Engineers at Caltech and ETH Zürich in Switzerland have created a method to systematically design metamaterials using principles of quantum mechanics.
Their work could pave the way for wider use of metamaterials in more mainstream applications by creating a purpose-driven framework for their design.
Metamaterials are engineered materials that exploit the geometry of their internal structure to manipulate incoming waves. For example, a metamaterial that manipulates electromagnetic waves might bend light in an unusual way to create a cloaking device. Meanwhile, a wafer-thin acoustic metamaterial might reflect incoming sound waves to soundproof a room.

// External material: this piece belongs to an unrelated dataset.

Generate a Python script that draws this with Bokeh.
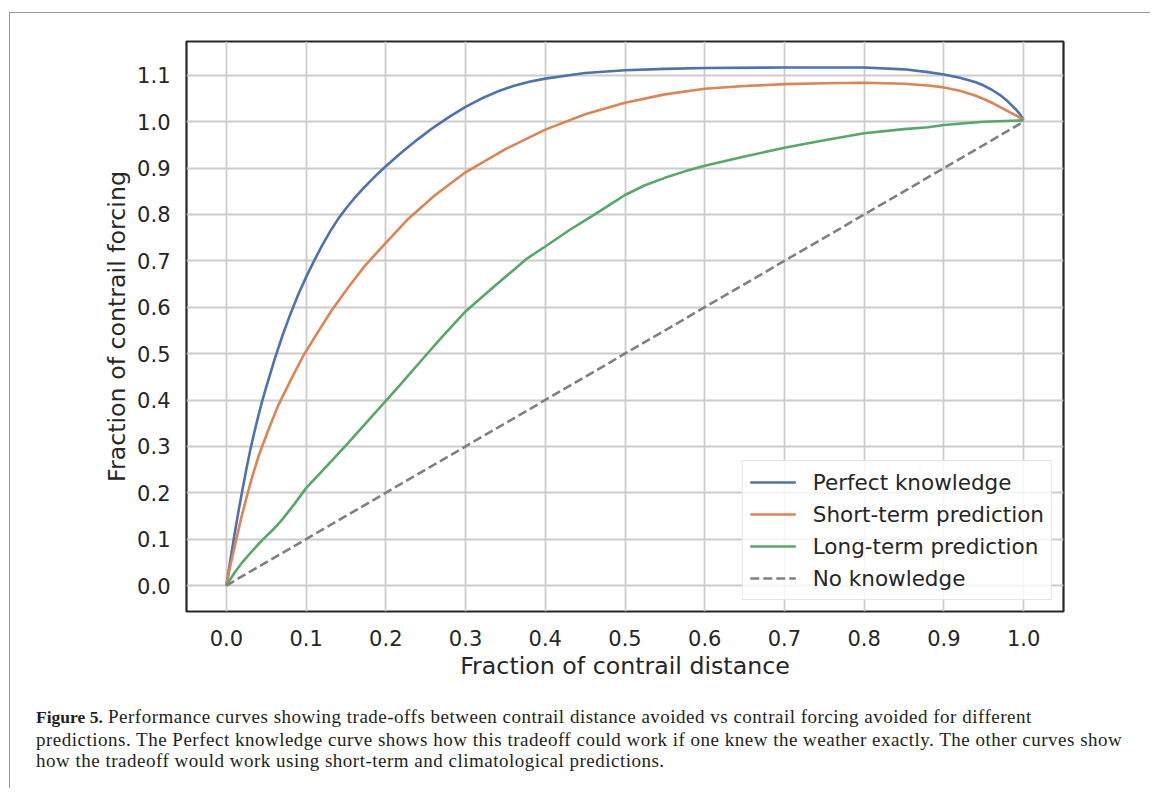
from bokeh.plotting import figure
from bokeh.models import Range1d, FixedTicker, NumeralTickFormatter, Div
from bokeh.layouts import column
from bokeh.embed import file_html
from bokeh.resources import INLINE

# ---- data ----
perfect_x = [0.0, 0.005, 0.01, 0.015, 0.02, 0.025, 0.03, 0.035, 0.04, 0.045, 0.05, 0.06, 0.07, 0.08,
             0.09, 0.10, 0.11, 0.12, 0.13, 0.14, 0.15, 0.16, 0.17, 0.18, 0.19, 0.20, 0.22, 0.24, 0.26,
             0.28, 0.30, 0.32, 0.34, 0.36, 0.38, 0.40, 0.45, 0.50, 0.55, 0.60, 0.70, 0.80, 0.85, 0.88,
             0.90, 0.92, 0.94, 0.95, 0.96, 0.97, 0.98, 0.99, 0.995, 1.0]
perfect_y = [0.0, 0.055, 0.108, 0.158, 0.205, 0.25, 0.292, 0.33, 0.365, 0.398, 0.428, 0.485, 0.537, 0.584,
             0.627, 0.665, 0.70, 0.733, 0.763, 0.790, 0.813, 0.834, 0.853, 0.871, 0.888, 0.904, 0.934, 0.962, 0.988,
             1.011, 1.032, 1.05, 1.065, 1.077, 1.086, 1.093, 1.105, 1.111, 1.114, 1.116, 1.117, 1.117, 1.113, 1.107,
             1.102, 1.095, 1.085, 1.078, 1.069, 1.058, 1.044, 1.027, 1.017, 1.004]

short_x = [0.0, 0.005, 0.0125, 0.019, 0.026, 0.033, 0.041, 0.053, 0.065, 0.081, 0.097, 0.115, 0.132,
           0.153, 0.174, 0.2, 0.229, 0.262, 0.3, 0.35, 0.4, 0.45, 0.5, 0.55, 0.6, 0.65, 0.7, 0.75,
           0.8, 0.85, 0.88, 0.9, 0.92, 0.94, 0.95, 0.96, 0.97, 0.98, 0.99, 1.0]
short_y = [0.0, 0.043, 0.1, 0.148, 0.1945, 0.238, 0.282, 0.337, 0.388, 0.444, 0.497, 0.547, 0.593,
           0.643, 0.69, 0.739, 0.792, 0.842, 0.891, 0.941, 0.983, 1.016, 1.041, 1.059, 1.071, 1.077, 1.081, 1.083,
           1.084, 1.082, 1.078, 1.074, 1.067, 1.056, 1.049, 1.041, 1.032, 1.023, 1.014, 1.004]

long_x = [0.0, 0.01, 0.02, 0.03, 0.045, 0.06, 0.07, 0.085, 0.1, 0.125, 0.15, 0.175, 0.2, 0.216,
          0.25, 0.27, 0.3, 0.32, 0.338, 0.36, 0.377, 0.4, 0.43, 0.46, 0.489, 0.5, 0.525, 0.55, 0.575,
          0.6, 0.65, 0.7, 0.75, 0.8, 0.85, 0.88, 0.9, 0.95, 1.0]
long_y = [0.0, 0.027, 0.05, 0.07, 0.098, 0.123, 0.142, 0.175, 0.21, 0.256, 0.302, 0.35, 0.398, 0.429,
          0.496, 0.535, 0.591, 0.621, 0.648, 0.68, 0.705, 0.731, 0.766, 0.798, 0.83, 0.842, 0.863, 0.879, 0.893,
          0.905, 0.925, 0.944, 0.96, 0.975, 0.984, 0.988, 0.993, 1.0, 1.003]

none_x = [0.0, 1.0]
none_y = [0.0, 1.0]

series_names = ["Perfect knowledge", "Short-term prediction", "Long-term prediction", "No knowledge"]
series_colors = ["#4c72b0", "#dd8452", "#55a868", "#808080"]

x_ticks = [0.0, 0.1, 0.2, 0.3, 0.4, 0.5, 0.6, 0.7, 0.8, 0.9, 1.0]
y_ticks = [0.0, 0.1, 0.2, 0.3, 0.4, 0.5, 0.6, 0.7, 0.8, 0.9, 1.0, 1.1]

x_label = "Fraction of contrail distance"
y_label = "Fraction of contrail forcing"

caption_bold = "Figure 5."
caption_lines = [
    "Performance curves showing trade-offs between contrail distance avoided vs contrail forcing avoided for different",
    "predictions. The Perfect knowledge curve shows how this tradeoff could work if one knew the weather exactly. The other curves show",
    "how the tradeoff would work using short-term and climatological predictions.",
]

# ---- figure ----
FONT = "DejaVu Sans"
TXT = "#262626"

p = figure(frame_width=877, frame_height=570,
           x_range=Range1d(-0.05, 1.05), y_range=Range1d(-0.056, 1.173),
           output_backend="svg", toolbar_location=None,
           min_border_left=176, min_border_right=77, min_border_top=28, min_border_bottom=82,
           background_fill_color="white", border_fill_color="white")

p.outline_line_color = TXT
p.outline_line_width = 2.2

for ax in (p.xaxis[0], p.yaxis[0]):
    ax.axis_line_color = None
    ax.major_tick_line_color = None
    ax.minor_tick_line_color = None
    ax.major_label_text_font = FONT
    ax.major_label_text_font_size = "21px"
    ax.major_label_text_color = TXT
    ax.axis_label_text_font = FONT
    ax.axis_label_text_font_size = "23.7px"
    ax.axis_label_text_font_style = "normal"
    ax.axis_label_text_color = TXT
    ax.formatter = NumeralTickFormatter(format="0.0")

p.xaxis[0].ticker = FixedTicker(ticks=x_ticks)
p.yaxis[0].ticker = FixedTicker(ticks=y_ticks)
p.xaxis[0].axis_label = x_label
p.yaxis[0].axis_label = y_label
p.xaxis[0].major_label_standoff = 12
p.yaxis[0].major_label_standoff = 10
p.xaxis[0].axis_label_standoff = 3
p.yaxis[0].axis_label_standoff = 3

p.xgrid[0].ticker = FixedTicker(ticks=x_ticks)
p.ygrid[0].ticker = FixedTicker(ticks=y_ticks)
for g in (p.xgrid[0], p.ygrid[0]):
    g.grid_line_color = "#cccccc"
    g.grid_line_width = 1.8

data = [(perfect_x, perfect_y), (short_x, short_y), (long_x, long_y), (none_x, none_y)]
for (xs, ys), name, col in zip(data, series_names, series_colors):
    if name == "No knowledge":
        p.line(xs, ys, line_color=col, line_width=2.6, line_dash="9 4", legend_label=name)
    else:
        p.line(xs, ys, line_color=col, line_width=2.6, line_join="round", legend_label=name)

lg = p.legend[0]
lg.location = "bottom_right"
lg.margin = 11
lg.padding = 7
lg.spacing = 4
lg.glyph_width = 46
lg.glyph_height = 28
lg.label_height = 28
lg.label_standoff = 17
lg.label_text_font = FONT
lg.label_text_font_size = "21.5px"
lg.label_text_color = TXT
lg.border_line_color = "#cccccc"
lg.border_line_width = 1.2
lg.background_fill_color = "white"
lg.background_fill_alpha = 0.8

caption_html = (
    '<div style="font-family:\'Liberation Serif\', serif; font-size:19px; line-height:21.7px; '
    'color:#231f20; white-space:nowrap; letter-spacing:0.5px; padding:8px 0 0 21px;">'
    + '<b style="font-size:17.5px; letter-spacing:0;">' + caption_bold + "</b> "
    + caption_lines[0] + "<br>"
    + caption_lines[1] + "<br>" + caption_lines[2] + "</div>"
)
cap = Div(text=caption_html, width=1130, height=85)

layout = column(p, cap, spacing=0,
                styles={"border-left": "1px solid #9a9a9a", "border-top": "1px solid #9a9a9a",
                        "margin-left": "9px", "margin-top": "12px"})

open("out.html", "w").write(file_html(layout, INLINE))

This ability to control waves derives from how the material is structured, often on a microscopic scale. In 2010, Caltech researchers developed an optical metamaterial that uses a surface coated with three-dimensional structures to redirect light as desired. More recently, engineers at Caltech showed that flat surfaces coated with tiny pillars of silicon could focus light like a lens.
Picture a crystal -- a solid whose physical properties are determined by the way it is built from a repeating series of atomic structures. Carbon atoms structured in flat plates create crumbly graphite, while carbon atoms structured in tetrahedra create ultra-hard diamonds. Similarly, metamaterials are constructed from a repeating series of nano- and micro-scale structures that give them their unique properties.
Despite their promise and wide array of possible applications, metamaterials will not be used widely unless engineers can design them to have particular desired properties. While much progress has been made in the design of metamaterials that interact with electromagnetic waves, overall, the design of mechanical metamaterials -- those that influence mechanical waves, such as sound waves or seismic waves -- remains a scattershot affair, says Chiara Daraio, a professor of mechanical engineering and applied physics at Caltech.
"Before our work, there was no single, systematic way to design metamaterials that control mechanical waves for different applications," she says. "Instead, people often optimized a design to fulfill a specific purpose, or tried out new designs based on something they saw in nature, and then studied what properties would arise from repeated patterns."